## Objective
Reproduce the listing word for word. Skip any image.
..............................
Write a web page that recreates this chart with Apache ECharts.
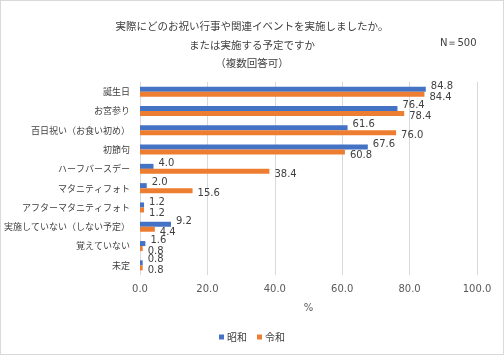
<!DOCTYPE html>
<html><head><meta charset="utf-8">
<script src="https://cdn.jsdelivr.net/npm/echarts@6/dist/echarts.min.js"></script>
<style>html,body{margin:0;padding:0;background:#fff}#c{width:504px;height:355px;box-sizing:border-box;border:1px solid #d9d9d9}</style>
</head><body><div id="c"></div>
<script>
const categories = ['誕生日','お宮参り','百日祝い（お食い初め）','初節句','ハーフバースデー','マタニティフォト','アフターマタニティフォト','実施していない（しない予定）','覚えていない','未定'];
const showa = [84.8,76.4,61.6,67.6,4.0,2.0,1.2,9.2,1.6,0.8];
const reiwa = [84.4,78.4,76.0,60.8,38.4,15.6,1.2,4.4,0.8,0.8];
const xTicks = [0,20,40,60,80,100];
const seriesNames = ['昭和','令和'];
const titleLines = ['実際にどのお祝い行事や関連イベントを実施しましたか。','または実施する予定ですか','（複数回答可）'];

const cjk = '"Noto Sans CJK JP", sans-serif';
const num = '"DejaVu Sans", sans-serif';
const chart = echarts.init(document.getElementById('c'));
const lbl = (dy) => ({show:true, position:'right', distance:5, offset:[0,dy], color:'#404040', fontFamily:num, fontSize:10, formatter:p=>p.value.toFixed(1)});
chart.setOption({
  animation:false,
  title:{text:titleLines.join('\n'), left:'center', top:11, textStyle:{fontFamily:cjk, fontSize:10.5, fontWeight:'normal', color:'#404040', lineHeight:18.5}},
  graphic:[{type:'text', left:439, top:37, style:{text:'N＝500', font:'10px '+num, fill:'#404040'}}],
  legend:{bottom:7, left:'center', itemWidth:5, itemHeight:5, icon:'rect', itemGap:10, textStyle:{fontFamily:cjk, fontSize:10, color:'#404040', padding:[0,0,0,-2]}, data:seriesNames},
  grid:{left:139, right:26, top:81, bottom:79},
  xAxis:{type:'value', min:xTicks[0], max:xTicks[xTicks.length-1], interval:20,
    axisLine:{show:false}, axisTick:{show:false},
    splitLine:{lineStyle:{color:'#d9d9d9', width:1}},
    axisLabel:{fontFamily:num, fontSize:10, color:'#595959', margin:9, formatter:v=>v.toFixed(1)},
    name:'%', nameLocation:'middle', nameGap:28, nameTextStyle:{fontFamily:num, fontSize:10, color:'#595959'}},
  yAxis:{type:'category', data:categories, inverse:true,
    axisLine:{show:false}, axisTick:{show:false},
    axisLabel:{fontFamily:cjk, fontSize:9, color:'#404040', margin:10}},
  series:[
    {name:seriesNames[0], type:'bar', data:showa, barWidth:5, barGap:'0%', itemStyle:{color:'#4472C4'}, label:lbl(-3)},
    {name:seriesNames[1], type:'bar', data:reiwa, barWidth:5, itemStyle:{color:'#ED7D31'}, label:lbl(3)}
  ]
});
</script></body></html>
..............................
## Solution to this exercise
Write a web page that recreates this chart with Apache ECharts.
<!DOCTYPE html>
<html><head><meta charset="utf-8">
<script src="https://cdn.jsdelivr.net/npm/echarts@6/dist/echarts.min.js"></script>
<style>html,body{margin:0;padding:0;background:#fff}#c{width:504px;height:355px;box-sizing:border-box;border:1px solid #d9d9d9}</style>
</head><body><div id="c"></div>
<script>
const categories = ['誕生日','お宮参り','百日祝い（お食い初め）','初節句','ハーフバースデー','マタニティフォト','アフターマタニティフォト','実施していない（しない予定）','覚えていない','未定'];
const showa = [84.8,76.4,61.6,67.6,4.0,2.0,1.2,9.2,1.6,0.8];
const reiwa = [84.4,78.4,76.0,60.8,38.4,15.6,1.2,4.4,0.8,0.8];
const xTicks = [0,20,40,60,80,100];
const seriesNames = ['昭和','令和'];
const titleLines = ['実際にどのお祝い行事や関連イベントを実施しましたか。','または実施する予定ですか','（複数回答可）'];

const cjk = '"Noto Sans CJK JP", sans-serif';
const num = '"DejaVu Sans", sans-serif';
const chart = echarts.init(document.getElementById('c'));
const lbl = (dy) => ({show:true, position:'right', distance:5, offset:[0,dy], color:'#404040', fontFamily:num, fontSize:10, formatter:p=>p.value.toFixed(1)});
chart.setOption({
  animation:false,
  title:{text:titleLines.join('\n'), left:'center', top:11, textStyle:{fontFamily:cjk, fontSize:10.5, fontWeight:'normal', color:'#404040', lineHeight:18.5}},
  graphic:[{type:'text', left:439, top:37, style:{text:'N＝500', font:'10px '+num, fill:'#404040'}}],
  legend:{bottom:7, left:'center', itemWidth:5, itemHeight:5, icon:'rect', itemGap:10, textStyle:{fontFamily:cjk, fontSize:10, color:'#404040', padding:[0,0,0,-2]}, data:seriesNames},
  grid:{left:139, right:26, top:81, bottom:79},
  xAxis:{type:'value', min:xTicks[0], max:xTicks[xTicks.length-1], interval:20,
    axisLine:{show:false}, axisTick:{show:false},
    splitLine:{lineStyle:{color:'#d9d9d9', width:1}},
    axisLabel:{fontFamily:num, fontSize:10, color:'#595959', margin:9, formatter:v=>v.toFixed(1)},
    name:'%', nameLocation:'middle', nameGap:28, nameTextStyle:{fontFamily:num, fontSize:10, color:'#595959'}},
  yAxis:{type:'category', data:categories, inverse:true,
    axisLine:{show:false}, axisTick:{show:false},
    axisLabel:{fontFamily:cjk, fontSize:9, color:'#404040', margin:10}},
  series:[
    {name:seriesNames[0], type:'bar', data:showa, barWidth:5, barGap:'0%', itemStyle:{color:'#4472C4'}, label:lbl(-3)},
    {name:seriesNames[1], type:'bar', data:reiwa, barWidth:5, itemStyle:{color:'#ED7D31'}, label:lbl(3)}
  ]
});
</script></body></html>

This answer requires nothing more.